There is one issue on which Alan Keyes, Duncan Hunter, and Ron Paul — so-called "second tier" candidates — have emphasized: Protecting American sovereignty, which is being threatened by internationalist brainstorms such as the Law of the Sea Treaty (about which, see past columns) and the Security and Prosperity Partnership ("harmonizing" the U.S., Mexico, and Canada) — about which we have also commented. These concerns elicit a response from "top tier" candidates only if they are asked about them. Keyes, Hunter, and Paul have affirmatively put them in the spotlight.

The Schlafly platform?

Sovereignty is one of the seven premier concerns that the Eagle Forum's Phyllis Schlafly pinpointed in an October speech to the Family Research Council. The other six include: (1) stop illegal aliens from entering our country; (2) protection of American jobs; (3) opposition to supremacist judges; (4) parental rights to control the upbringing of their children (a right that trumps prerogatives impudently assumed by those who hold your child in a captive audience beyond the threshold of the school (indoctrination center) door; (5) respect for life; and (6) respect for traditional marriage.

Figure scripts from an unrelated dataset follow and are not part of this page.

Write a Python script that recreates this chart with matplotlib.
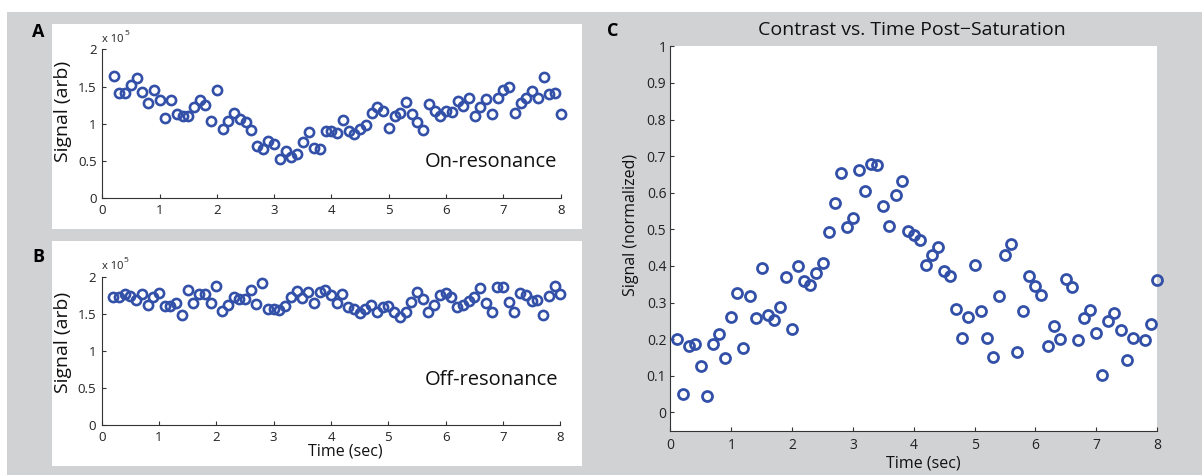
import numpy as np
import matplotlib
matplotlib.use('Agg')
import matplotlib.pyplot as plt
from matplotlib.patches import Rectangle

plt.rcParams['font.family'] = ['Open Sans', 'DejaVu Sans']

# sample times (sec)
t_ab = [0.2, 0.3, 0.4, 0.5, 0.6, 0.7, 0.8, 0.9, 1.0, 1.1, 1.2, 1.3, 1.4, 1.5, 1.6, 1.7, 1.8, 1.9, 2.0,
        2.1, 2.2, 2.3, 2.4, 2.5, 2.6, 2.7, 2.8, 2.9, 3.0, 3.1, 3.2, 3.3, 3.4, 3.5, 3.6, 3.7, 3.8, 3.9, 4.0,
        4.1, 4.2, 4.3, 4.4, 4.5, 4.6, 4.7, 4.8, 4.9, 5.0, 5.1, 5.2, 5.3, 5.4, 5.5, 5.6, 5.7, 5.8, 5.9, 6.0,
        6.1, 6.2, 6.3, 6.4, 6.5, 6.6, 6.7, 6.8, 6.9, 7.0, 7.1, 7.2, 7.3, 7.4, 7.5, 7.6, 7.7, 7.8, 7.9, 8.0]

# raw signal, units of 1e5
on_res = [1.64, 1.41, 1.42, 1.52, 1.61, 1.43, 1.28, 1.46, 1.32, 1.08, 1.32, 1.13, 1.11, 1.10, 1.22, 1.32, 1.25, 1.04, 1.45,
          0.93, 1.04, 1.14, 1.07, 1.02, 0.92, 0.70, 0.66, 0.77, 0.73, 0.53, 0.64, 0.55, 0.59, 0.75, 0.89, 0.67, 0.66, 0.91, 0.90,
          0.87, 1.05, 0.90, 0.86, 0.93, 0.98, 1.15, 1.22, 1.17, 0.95, 1.10, 1.15, 1.29, 1.13, 1.02, 0.92, 1.27, 1.17, 1.10, 1.17,
          1.16, 1.31, 1.24, 1.35, 1.10, 1.22, 1.33, 1.13, 1.34, 1.46, 1.49, 1.14, 1.28, 1.35, 1.44, 1.34, 1.63, 1.40, 1.41, 1.13]

off_res = [1.73, 1.73, 1.76, 1.74, 1.68, 1.76, 1.62, 1.72, 1.78, 1.60, 1.60, 1.65, 1.49, 1.82, 1.65, 1.77, 1.77, 1.64, 1.87,
           1.54, 1.62, 1.73, 1.70, 1.70, 1.82, 1.63, 1.92, 1.56, 1.56, 1.55, 1.60, 1.73, 1.81, 1.71, 1.80, 1.65, 1.79, 1.82, 1.75,
           1.64, 1.76, 1.59, 1.56, 1.51, 1.56, 1.62, 1.52, 1.59, 1.60, 1.52, 1.45, 1.52, 1.66, 1.79, 1.70, 1.52, 1.62, 1.75, 1.78,
           1.72, 1.59, 1.62, 1.67, 1.72, 1.85, 1.65, 1.52, 1.86, 1.86, 1.66, 1.52, 1.78, 1.75, 1.67, 1.68, 1.48, 1.74, 1.87, 1.76]

# contrast, normalized (no sample at 7.7 s)
t_c = [0.1, 0.2, 0.3, 0.4, 0.5, 0.6, 0.7, 0.8, 0.9, 1.0, 1.1, 1.2, 1.3, 1.4, 1.5, 1.6, 1.7, 1.8, 1.9, 2.0,
       2.1, 2.2, 2.3, 2.4, 2.5, 2.6, 2.7, 2.8, 2.9, 3.0, 3.1, 3.2, 3.3, 3.4, 3.5, 3.6, 3.7, 3.8, 3.9, 4.0,
       4.1, 4.2, 4.3, 4.4, 4.5, 4.6, 4.7, 4.8, 4.9, 5.0, 5.1, 5.2, 5.3, 5.4, 5.5, 5.6, 5.7, 5.8, 5.9, 6.0,
       6.1, 6.2, 6.3, 6.4, 6.5, 6.6, 6.7, 6.8, 6.9, 7.0, 7.1, 7.2, 7.3, 7.4, 7.5, 7.6, 7.8, 7.9, 8.0]
contrast = [0.200, 0.049, 0.181, 0.188, 0.126, 0.046, 0.186, 0.213, 0.149, 0.261, 0.326, 0.176, 0.318, 0.259, 0.394,
            0.265, 0.252, 0.289, 0.369, 0.227, 0.399, 0.359, 0.349, 0.380, 0.408, 0.493, 0.571, 0.654, 0.507, 0.532,
            0.661, 0.604, 0.679, 0.677, 0.565, 0.510, 0.594, 0.632, 0.496, 0.484, 0.470, 0.403, 0.429, 0.452, 0.386,
            0.373, 0.282, 0.203, 0.260, 0.402, 0.276, 0.202, 0.151, 0.319, 0.431, 0.461, 0.164, 0.276, 0.372, 0.344,
            0.320, 0.180, 0.235, 0.201, 0.365, 0.343, 0.198, 0.257, 0.279, 0.216, 0.102, 0.249, 0.271, 0.225, 0.143,
            0.202, 0.198, 0.242, 0.362]

W, H = 1202, 475
blue = '#3350a8'
gray = '#d1d2d4'
axcol = '#333333'

fig = plt.figure(figsize=(W / 100, H / 100), dpi=100)
fig.patch.set_facecolor('white')


def px(x, y):
    # pixel position -> figure fraction
    return x / W, 1 - y / H


def box(x0, y0, x1, y1, color):
    fx, fy = px(x0, y1)
    fig.patches.append(Rectangle((fx, fy), (x1 - x0) / W, (y1 - y0) / H, transform=fig.transFigure,
                                 facecolor=color, edgecolor='none', zorder=-10))


def make_axes(x0, y0, x1, y1):
    fx, fy = px(x0, y1)
    ax = fig.add_axes([fx, fy, (x1 - x0) / W, (y1 - y0) / H])
    ax.set_facecolor('white')
    for s in ['top', 'right']:
        ax.spines[s].set_visible(False)
    for s in ['left', 'bottom']:
        ax.spines[s].set_color(axcol)
        ax.spines[s].set_linewidth(0.8)
    ax.tick_params(direction='in', length=3, width=0.8, color=axcol, labelcolor='#222222')
    return ax


# background panels
box(7, 12, W, H, gray)
box(52, 24, 582, 229, 'white')
box(52, 241, 582, 466, 'white')

# A / B: on- and off-resonance
axA = make_axes(102.3, 49.3, 560.7, 198.3)
axA.plot(t_ab, on_res, 'o', mfc='none', mec=blue, ms=6.6, mew=1.9, clip_on=False)
axB = make_axes(101.7, 276.7, 560.3, 425.0)
axB.plot(t_ab, off_res, 'o', mfc='none', mec=blue, ms=6.6, mew=1.9, clip_on=False)

for ax, txt in [(axA, 'On-resonance'), (axB, 'Off-resonance')]:
    ax.set_xlim(0, 8)
    ax.set_ylim(0, 2)
    ax.set_xticks(range(9))
    ax.set_yticks([0, 0.5, 1, 1.5, 2])
    ax.set_yticklabels(['0', '0.5', '1', '1.5', '2'])
    ax.tick_params(labelsize=9.5, pad=4)
    ax.tick_params(axis='x', pad=4)
    ax.text(5.63, 0.42 if ax is axA else 0.54, txt, fontsize=14.5, ha='left', va='baseline', color='#111111')
    ax.annotate('x 10', xy=(0, 1), xycoords='axes fraction', xytext=(0, 7), textcoords='offset points',
                fontsize=8, ha='left', va='center', color='#222222')
    ax.annotate('5', xy=(0, 1), xycoords='axes fraction', xytext=(16, 11.5), textcoords='offset points',
                fontsize=6, ha='left', va='center', color='#222222')

# C: contrast
axC = make_axes(670.5, 46.3, 1157.0, 430.7)
axC.plot(t_c, contrast, 'o', mfc='none', mec=blue, ms=7.2, mew=2.0, clip_on=False)
axC.set_xlim(0, 8)
axC.set_ylim(-0.05, 1)
axC.set_xticks(range(9))
yt = np.round(np.arange(0, 1.01, 0.1), 1)
axC.set_yticks(yt)
axC.set_yticklabels(['0'] + ['%.1f' % v for v in yt[1:-1]] + ['1'])
axC.tick_params(labelsize=10)
axC.tick_params(axis='y', pad=3)
axC.tick_params(axis='x', pad=5)

# labels and titles
fig.text(*px(63, 111), 'Signal (arb)', rotation=90, ha='center', va='center', fontsize=14, color='#111111')
fig.text(*px(63, 342), 'Signal (arb)', rotation=90, ha='center', va='center', fontsize=14, color='#111111')
fig.text(*px(345, 451), 'Time (sec)', ha='center', va='center', fontsize=11.5, color='#111111')
fig.text(*px(631, 225), 'Signal (normalized)', rotation=90, ha='center', va='center', fontsize=11.5, color='#111111')
fig.text(*px(923, 463), 'Time (sec)', ha='center', va='center', fontsize=11.5, color='#111111')
fig.text(*px(912, 30), 'Contrast vs. Time Post\u2212Saturation', ha='center', va='center', fontsize=14, color='#111111')

fig.text(*px(38, 32), 'A', ha='center', va='center', fontsize=13, fontweight='bold', color='black')
fig.text(*px(38, 257), 'B', ha='center', va='center', fontsize=13, fontweight='bold', color='black')
fig.text(*px(613, 31), 'C', ha='center', va='center', fontsize=13, fontweight='bold', color='black')

fig.savefig('out.png', dpi=100, facecolor=fig.get_facecolor())
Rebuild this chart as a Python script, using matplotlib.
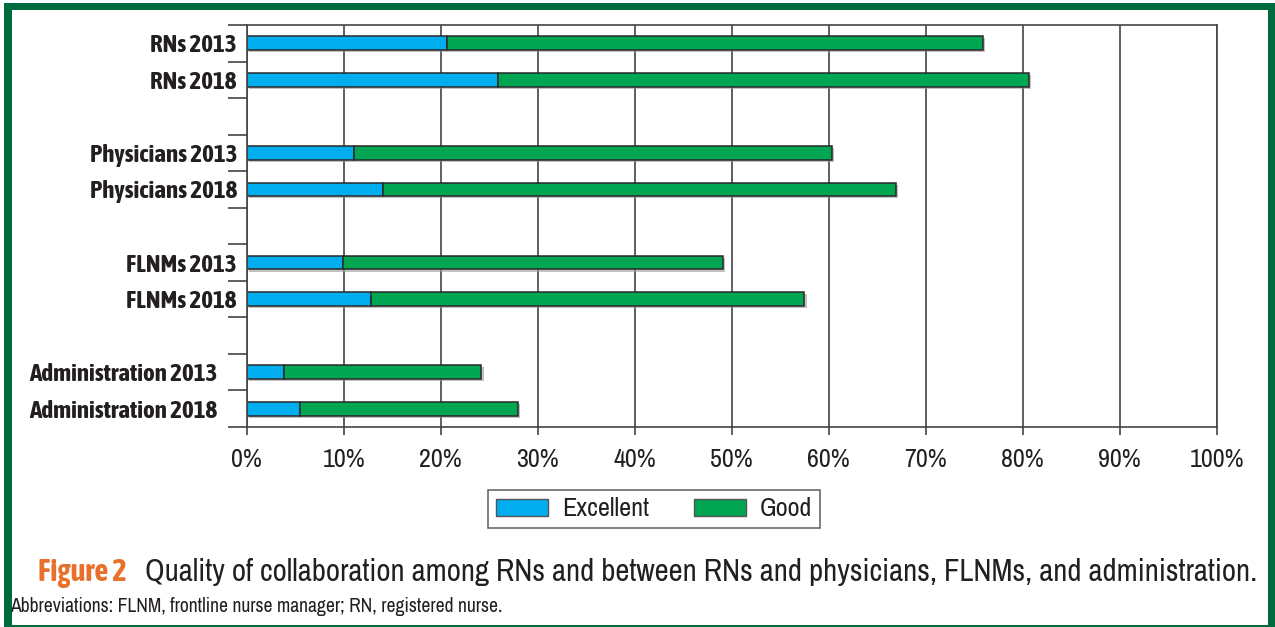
import matplotlib.pyplot as plt
import matplotlib.patheffects as pe
from matplotlib.patches import Rectangle, Patch
from matplotlib import font_manager
import numpy as np

# data (percent of respondents)
groups = ['RNs', 'Physicians', 'FLNMs', 'Administration']
years = ['2013', '2018']
excellent = [20.6, 25.9, 11.1, 14.1, 9.9, 12.8, 3.8, 5.5]
good = [55.3, 54.7, 49.2, 52.8, 39.2, 44.7, 20.4, 22.5]
xticks = [0, 10, 20, 30, 40, 50, 60, 70, 80, 90, 100]

blue = '#00aeef'
green = '#00a651'
frame = '#006b3f'
ink = '#231f20'


def wnum(w):
    if isinstance(w, str):
        return font_manager.weight_dict.get(w, 400)
    return w


# narrow faces: one for plain text, one that has a bold
order = []
fams = {}
for f in font_manager.fontManager.ttflist:
    if 'Narrow' in f.name or 'Condensed' in f.name:
        if f.name not in fams:
            order.append(f.name)
        fams.setdefault(f.name, set()).add(wnum(f.weight))
bold_fams = sorted(n for n, ws in fams.items() if max(ws) >= 600)
if order:
    FONT = [order[0], 'DejaVu Sans']
    FONTB = [bold_fams[0] if bold_fams else order[0], 'DejaVu Sans']
    k = 1.0
else:
    FONT = FONTB = ['Liberation Sans', 'DejaVu Sans']
    k = 0.84

labels = [g + ' ' + y for g in groups for y in years]
# each group takes two rows, then an empty row
pos = []
for gi in range(len(groups)):
    for yi in range(len(years)):
        pos.append(gi * (len(years) + 1) + yi + 0.5)
nrows = len(groups) * (len(years) + 1) - 1

fig = plt.figure(figsize=(12.75, 6.27), dpi=100)
ax = fig.add_axes([246.7/1275, 1-427/627, 970/1275, 402/627])
ax.set_axisbelow(True)

shadow = [pe.SimplePatchShadow(offset=(1.5, -1.5), shadow_rgbFace='#999999', alpha=0.6), pe.Normal()]
b1 = ax.barh(pos, excellent, height=0.38, color=blue, edgecolor='#2a2a2a', linewidth=1.1)
b2 = ax.barh(pos, good, left=excellent, height=0.38, color=green, edgecolor='#2a2a2a', linewidth=1.1)
for b in list(b1) + list(b2):
    b.set_path_effects(shadow)

ax.set_xlim(0, 100)
ax.set_ylim(nrows, 0)
ax.set_xticks(xticks)
ax.set_xticklabels([f'{v}%' for v in xticks], fontsize=18.8*k, family=FONT, color=ink)
ax.xaxis.grid(True, color='#444444', linewidth=1.2)
ax.tick_params(axis='x', length=6, width=1.2, color='#444444', pad=9)

ax.set_yticks(pos)
ax.set_yticklabels(labels, fontsize=18*k, fontweight='bold', family=FONTB, color=ink)
ax.set_yticks(np.arange(nrows + 1), minor=True)
ax.tick_params(axis='y', which='major', length=0, pad=7)
ax.tick_params(axis='y', which='minor', length=14, width=1.2, color='#444444')
for t, lab in zip(ax.yaxis.get_major_ticks(), labels):
    if lab.startswith('Administration'):
        t.set_pad(21)

for s in ax.spines.values():
    s.set_color('#444444')
    s.set_linewidth(1.2)

# legend
handles = [Patch(facecolor=blue, edgecolor='#555555', label='Excellent'),
           Patch(facecolor=green, edgecolor='#555555', label='Good')]
leg = fig.legend(handles=handles, ncol=2, loc='center', bbox_to_anchor=(654/1275, 1-509/627),
                 prop={'family': FONT, 'size': 18.8*k}, frameon=True, fancybox=False,
                 edgecolor='#444444', handlelength=2.0, handleheight=0.65,
                 handletextpad=0.55, columnspacing=1.7, borderpad=0.3, borderaxespad=0)
leg.get_frame().set_linewidth(1.2)
for t in leg.get_texts():
    t.set_color(ink)

# caption
fig.text(38/1275, 1-581/627, 'Figure 2', fontsize=22*k, fontweight='bold', family=FONTB,
         color='#e8702a', va='baseline')
fig.text(145/1275, 1-581/627,
         'Quality of collaboration among RNs and between RNs and physicians, FLNMs, and administration.',
         fontsize=22.2*k, family=FONT, color=ink, va='baseline')
fig.text(10/1275, 1-612/627, 'Abbreviations: FLNM, frontline nurse manager; RN, registered nurse.',
         fontsize=14.1*k, family=FONT, color=ink, va='baseline')

# green frame around the figure
W, H = 1275, 627
for x0, y0, w, h in [(4, 0, 8, 624), (4, 617, 1271, 7), (1268, 0, 7, 624), (4, 0, 1271, 2)]:
    fig.patches.append(Rectangle((x0/W, y0/H), w/W, h/H, transform=fig.transFigure,
                                 facecolor=frame, edgecolor='none'))

fig.savefig('out.png', dpi=100)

To which this column would add — and with which we suspect Phyllis Schlafly would agree, though economic issues are not Eagle Forum's emphasis — lower taxes; minimal regulation that, pardon the metaphor, is deployed only at that point at which the one's fist truly collides with another's face; an end to out-of-control spending. It goes without saying, we would also include a strong defense policy geared toward an awareness of threats from Islamofascism and Red China.

That should be enough to chew on for now. We'll be back with more as the election cycle proceeds.